At my son’s party, not a single piece of cake remained.  It was gone.  The adults ate it.  No leftovers!!  The secret? Probably not the “doctored” German Chocolate Cake mix with sour cream and red food dye (although that was good), but the rich cream cheese frosting.  AMAZING.  Anne Byrn recommends homemade frosting for her doctored cake mixes, and includes several in her book.  She is right.  No one thought I used a mix, and the frosting was great,  but I have to doctor hers up a bit.  Hers are overly sweet for me.  My experiments are your gain.  Also, making your own cake will cost a fraction of a bakery cake, and be just as good.

Chocolate Cream Cheese Frosting
Frosts a 2 layer 9 inch round cake
Total Time: 10-15 minutes

2 8 ounce packages cream cheese, softened
2 sticks (16 tablespoons) butter, softened
1/2 cup unsweetened cocoa powder, sifted
1 teaspoon vanilla extract
4 cups confectioner’s sugar, sifted

Cream together the cream cheese and butter in a large mixing bowl until well combined.

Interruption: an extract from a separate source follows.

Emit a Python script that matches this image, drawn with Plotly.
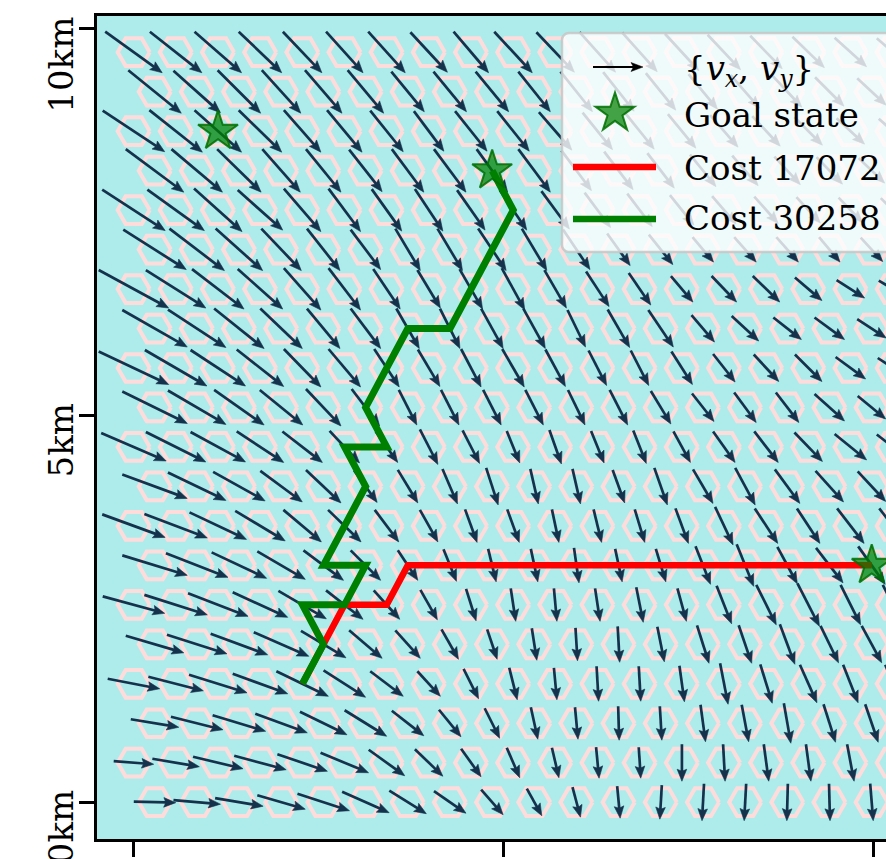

Turn off the mixer. Add the cocoa powder, vanilla extract and confectioner’s sugar. Mix on low speed until the sugar and cocoa are mostly incorporated (this avoids the explosion of powdered ingredients). Increase to medium speed and beat the frosting until it is fluffy.

Done.

I know, not hard, right? Not scary, no fear of failing. Just awesome, spoon lickin’ frosting. If you don’t want chocolate, omit the cocoa powder and cut the sugar to 3 1/2 cups and it’s an awesome white frosting.